Wednesday, July 21, 2010

The Future of Catholic Glue

Interesting discussion of the future of Catholicism here. There are points from all over the spectrum in terms of progressive versus orthodox. One of the more liberal articles talks about Catholic glue:
First of all, one of the recurring themes in contemporary research is the idea from Dean Hoge's Young Adult Catholics: Religion in the Culture of Choice. He and his co-researchers suggest that one of the formative identity characteristics among young Catholics is "Catholic glue." Many of the young Catholics in their study either don't attend Mass as often as older Catholics and/or don't profess allegiance to parts of Catholic teaching. Yet a stunning majority of them continue to call themselves Catholic and don't anticipate changing their religious affiliation.
 I find this class of people interesting. Protestants don't have them. They seem to have the idea that there is something about the Catholic church they want to be associated with but they don't want to commit to accepting it all. One of the keys to the future of Catholicism is whether or not it finds a compelling way to propose the fullness of the faith to people like that. They feel in their hearts the holiness of the church.

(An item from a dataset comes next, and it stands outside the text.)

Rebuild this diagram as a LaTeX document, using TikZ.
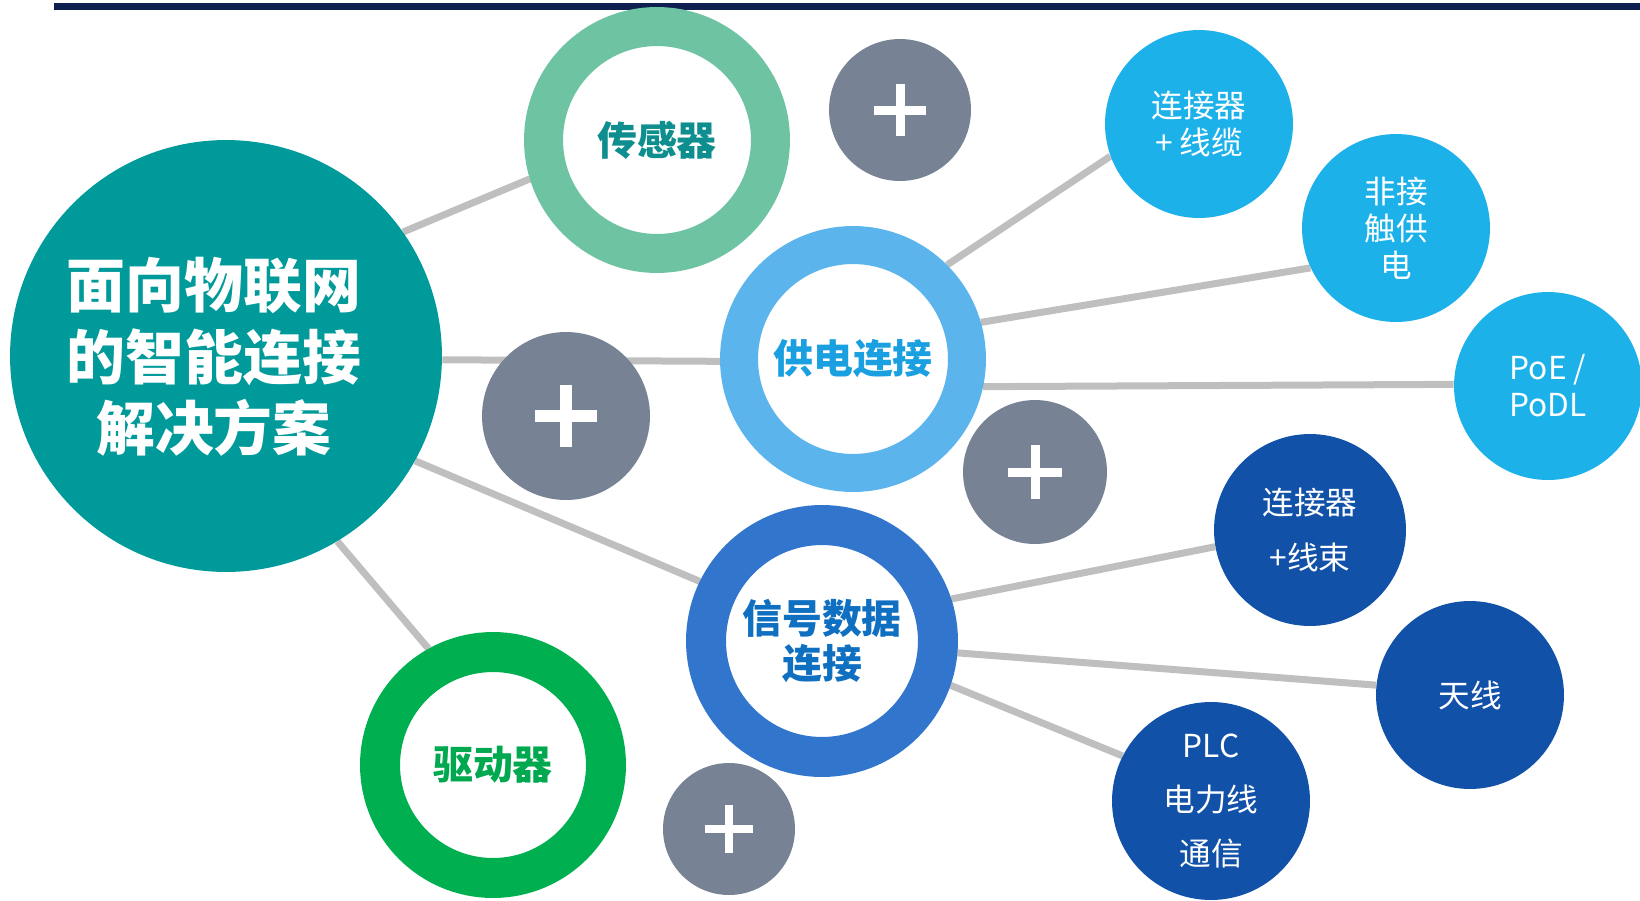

They know God is there so they can't just reject the faith and call themselves atheists or agnostics. But the faith has not been presented to them as a source of joy. They have a notion that the church wants them to do or not do a bunch of things that will interfere with their fun. But they don't understand why those things will connect them with God and ultimately lead to a much greater joy.

What are those things? They boil down to sex and sacraments. They don't follow the church's teaching on sex because they don't understand it. They don't connect what they do sexually with their relationship with God. Same thing for sacraments. They don't go to mass or confession because they don't get how going will make them holy and closer to God. You might think they are just being selfish and faithless. They are. But they have the kernel of faith. They see the church as a gift from God. They need to understand that God didn't give us the Catholic church to torture us. He gave it to us because He loves us. That many things about the church they would love to see changed are actually the wisdom of God and not the foolishness of some grumpy old men.

To me it all flows quite trivially from the fact that the church is really from God. That is the part I was struggling with for years. Once I accepted it was from God then it's wisdom needed to be listened to and it's authority needed to be obeyed. That part was pretty obvious to me. These folks seem to have accepted the first part in some form and yet not arrived at the second. It seems to be a matter of logic. Contemplating the reality of God and what that means.

Now if the Catholic glue crowd never come to the fullness of the faith it will just die out. These writers seem concerned with how much of the faith these people will teach their children. It does not matter. If they retain an irrational and meaningless connection to the church their children will decide they don't need that. Liberal Christianity cannot be passed to another generation. So they either need to come into the faith fully or the church will lose them completely. Ultimately the church will be more orthodox. As Catholicism becomes less and less fashionable people will either leave completely or get more orthodox. But there is a window of opportunity where they will listen to Catholic voices. If we can find the right story to tell we can bring amny souls home.


  1. We agree that the Old Testament, the New Testament, and the traditions of the early church come from God. The 800-page catechism and the code of canon law? Not so much.

    Many Catholics who have never "come to the fullness of the faith" have always accepted the divine origins of the church, but have never accepted many of the human embellishments to the wisdom of God, which often seem more Pharisaical than apostolic.

    That's my two cents.

  2. You are right. Many don't really have a precise sense of what comes from God and what does not. But they sense holiness in the church. Even when they are turned off by many things in the church. I see that as something to build on.

    Sure there are some things "more Pharisaical than apostolic". The question is how do you tell what is what? Do you trust secular society to tell you? If the church has divine origins should God not still be protecting it? If people start to reflect on these questions seriously there can be real grace.

    Is the mass a human embellishment or is it the wisdom of God? The modern thinking that the mass is a useless ritual. That seems like a human embellishment. That does not come from the church. That comes from out culture. You could go on and on. Has the church been changing or have we been changing? How can something that was from God become a human embellishment when it does not change? When it only becomes offensive because the culture changes?